__CHALLENGE__
Without the pictures, print the lines running from the beginning of the material to the line containing "const rows = countries.map((c, i)", both ends included.
* BEGIN *
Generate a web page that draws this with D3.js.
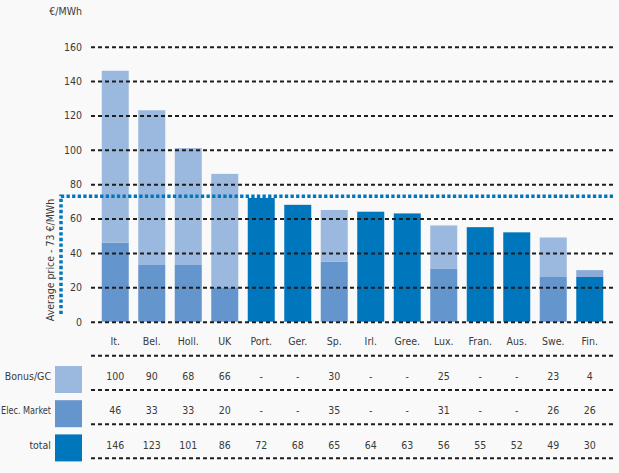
<!DOCTYPE html>
<html>
<head>
<meta charset="utf-8">
<script src="https://cdn.jsdelivr.net/npm/d3@7"></script>
<style>
  html, body { margin: 0; padding: 0; background: #f9f9f9; }
  svg { display: block; }
  text { font-family: "DejaVu Sans Condensed", sans-serif; font-size: 10.5px; fill: #3a3a3a; }
</style>
</head>
<body>
<div id="chart"></div>
<script>
const countries = ['It.', 'Bel.', 'Holl.', 'UK', 'Port.', 'Ger.', 'Sp.', 'Irl.', 'Gree.', 'Lux.', 'Fran.', 'Aus.', 'Swe.', 'Fin.']
const bonus = [100, 90, 68, 66, null, null, 30, null, null, 25, null, null, 23, 4]
const market = [46, 33, 33, 20, null, null, 35, null, null, 31, null, null, 26, 26]
const total = [146, 123, 101, 86, 72, 68, 65, 64, 63, 56, 55, 52, 49, 30]
const yTicks = [0, 20, 40, 60, 80, 100, 120, 140, 160]
const averagePrice = 73
const solidBase = ['Fin.']
const rowNames = ['Bonus/GC', 'Elec. Market', 'total']

const colors = {bonus: '#9bb8df', market: '#6495cc', total: '#0077bd', finTop: '#8aaad7'}
const gridLeft = 91, gridRight = 613

const svg = d3.select('#chart').append('svg')
  .attr('width', 619)
  .attr('height', 473)

const y = d3.scaleLinear().domain([0, 160]).range([321.7, 46.7])
const x = d3.scaleBand().domain(countries).range([97, 608])
  .paddingInner(0.26).paddingOuter(0.13)

const rows = countries.map((c, i) => ({c, bonus: bonus[i], market: market[i], total: total[i]}))

// bars: lower part (market or total), upper part (bonus)
const bars = svg.append('g')
bars.selectAll('rect.lower')
  .data(rows)
  .enter()
    .append('rect')
    .attr('class', 'lower')
    .attr('x', d => x(d.c))
    .attr('width', x.bandwidth())
    .attr('y', d => y(d.market == null ? d.total : d.market))
    .attr('height', d => y(0) - y(d.market == null ? d.total : d.market))
    .attr('fill', d => (d.market == null || solidBase.includes(d.c)) ? colors.total : colors.market)

bars.selectAll('rect.upper')
  .data(rows.filter(d => d.bonus != null))
  .enter()
    .append('rect')
    .attr('class', 'upper')
    .attr('x', d => x(d.c))
    .attr('width', x.bandwidth())
    .attr('y', d => y(d.total))
    .attr('height', d => y(d.market) - y(d.total))
    .attr('fill', d => solidBase.includes(d.c) ? colors.finTop : colors.bonus)

// dashed gridlines drawn over the bars
const yAxis = svg.append('g')
  .attr('transform', `translate(${gridLeft},0)`)
  .call(d3.axisLeft(y).tickValues(yTicks).tickSize(-(gridRight - gridLeft)).tickPadding(9))
yAxis.select('.domain').remove()
yAxis.attr('font-family', null).attr('font-size', null)
yAxis.selectAll('line')
  .attr('stroke', '#1e1e1e')
  .attr('stroke-width', 2)
  .attr('stroke-dasharray', '4,3')
yAxis.selectAll('text').attr('fill', '#4a4a4a')

svg.append('text')
  .attr('x', 82)
  .attr('y', 15)
  .attr('text-anchor', 'end')
  .text('€/MWh')

// average price line
const avgY = y(averagePrice)
svg.append('path')
  .attr('d', `M${gridRight},${avgY}H61V314`)
  .attr('fill', 'none')
  .attr('stroke', colors.total)
  .attr('stroke-width', 3.5)
  .attr('stroke-dasharray', '3.3,2.3')

svg.append('text')
  .attr('transform', 'translate(54,260) rotate(-90)')
  .attr('text-anchor', 'middle')
  .text('Average price - 73 €/MWh')

// category labels
const xAxis = svg.append('g')
  .attr('transform', `translate(0,${y(0)})`)
  .call(d3.axisBottom(x).tickSize(0).tickPadding(16))
xAxis.select('.domain').remove()
xAxis.attr('font-family', null).attr('font-size', null)
xAxis.selectAll('text').attr('fill', '#3a3a3a')

// table below chart
const tableLines = [355.7, 390, 424.3, 458.3]
svg.append('g').selectAll('line')
  .data(tableLines)
  .enter()
    .append('line')
    .attr('x1', gridLeft)
    .attr('x2', gridRight)
    .attr('y1', d => d)
    .attr('y2', d => d)
    .attr('stroke', '#1e1e1e')
    .attr('stroke-width', 2)
    .attr('stroke-dasharray', '4,3')

const tableSeries = [bonus, market, total]
const swatchColors = [colors.bonus, colors.market, colors.total]
const rowCenter = i => 376.7 + i * 34.2

rowNames.forEach((name, i) => {
  svg.append('rect')
    .attr('x', 55)
    .attr('y', rowCenter(i) - 10.7)
    .attr('width', 27)
    .attr('height', 27)
    .attr('fill', swatchColors[i])

  const label = svg.append('text')
    .attr('x', 51)
    .attr('y', rowCenter(i) + 3.5)
    .attr('text-anchor', 'end')
    .text(name)
  // squeeze long labels so they stay inside the left edge
  if (label.node().getComputedTextLength() > 50) {
    label.attr('textLength', 50).attr('lengthAdjust', 'spacingAndGlyphs')
  }

  svg.append('g').selectAll('text')
    .data(tableSeries[i])
    .enter()
      .append('text')
      .attr('x', (d, j) => x(countries[j]) + x.bandwidth() / 2)
      .attr('y', rowCenter(i) + 3.5)
      .attr('text-anchor', 'middle')
      .text(d => d == null ? '-' : d)
})
</script>
</body>
</html>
* END *
__EXERCISE SOLUTION__
Generate a web page that draws this with D3.js.
<!DOCTYPE html>
<html>
<head>
<meta charset="utf-8">
<script src="https://cdn.jsdelivr.net/npm/d3@7"></script>
<style>
  html, body { margin: 0; padding: 0; background: #f9f9f9; }
  svg { display: block; }
  text { font-family: "DejaVu Sans Condensed", sans-serif; font-size: 10.5px; fill: #3a3a3a; }
</style>
</head>
<body>
<div id="chart"></div>
<script>
const countries = ['It.', 'Bel.', 'Holl.', 'UK', 'Port.', 'Ger.', 'Sp.', 'Irl.', 'Gree.', 'Lux.', 'Fran.', 'Aus.', 'Swe.', 'Fin.']
const bonus = [100, 90, 68, 66, null, null, 30, null, null, 25, null, null, 23, 4]
const market = [46, 33, 33, 20, null, null, 35, null, null, 31, null, null, 26, 26]
const total = [146, 123, 101, 86, 72, 68, 65, 64, 63, 56, 55, 52, 49, 30]
const yTicks = [0, 20, 40, 60, 80, 100, 120, 140, 160]
const averagePrice = 73
const solidBase = ['Fin.']
const rowNames = ['Bonus/GC', 'Elec. Market', 'total']

const colors = {bonus: '#9bb8df', market: '#6495cc', total: '#0077bd', finTop: '#8aaad7'}
const gridLeft = 91, gridRight = 613

const svg = d3.select('#chart').append('svg')
  .attr('width', 619)
  .attr('height', 473)

const y = d3.scaleLinear().domain([0, 160]).range([321.7, 46.7])
const x = d3.scaleBand().domain(countries).range([97, 608])
  .paddingInner(0.26).paddingOuter(0.13)

const rows = countries.map((c, i) => ({c, bonus: bonus[i], market: market[i], total: total[i]}))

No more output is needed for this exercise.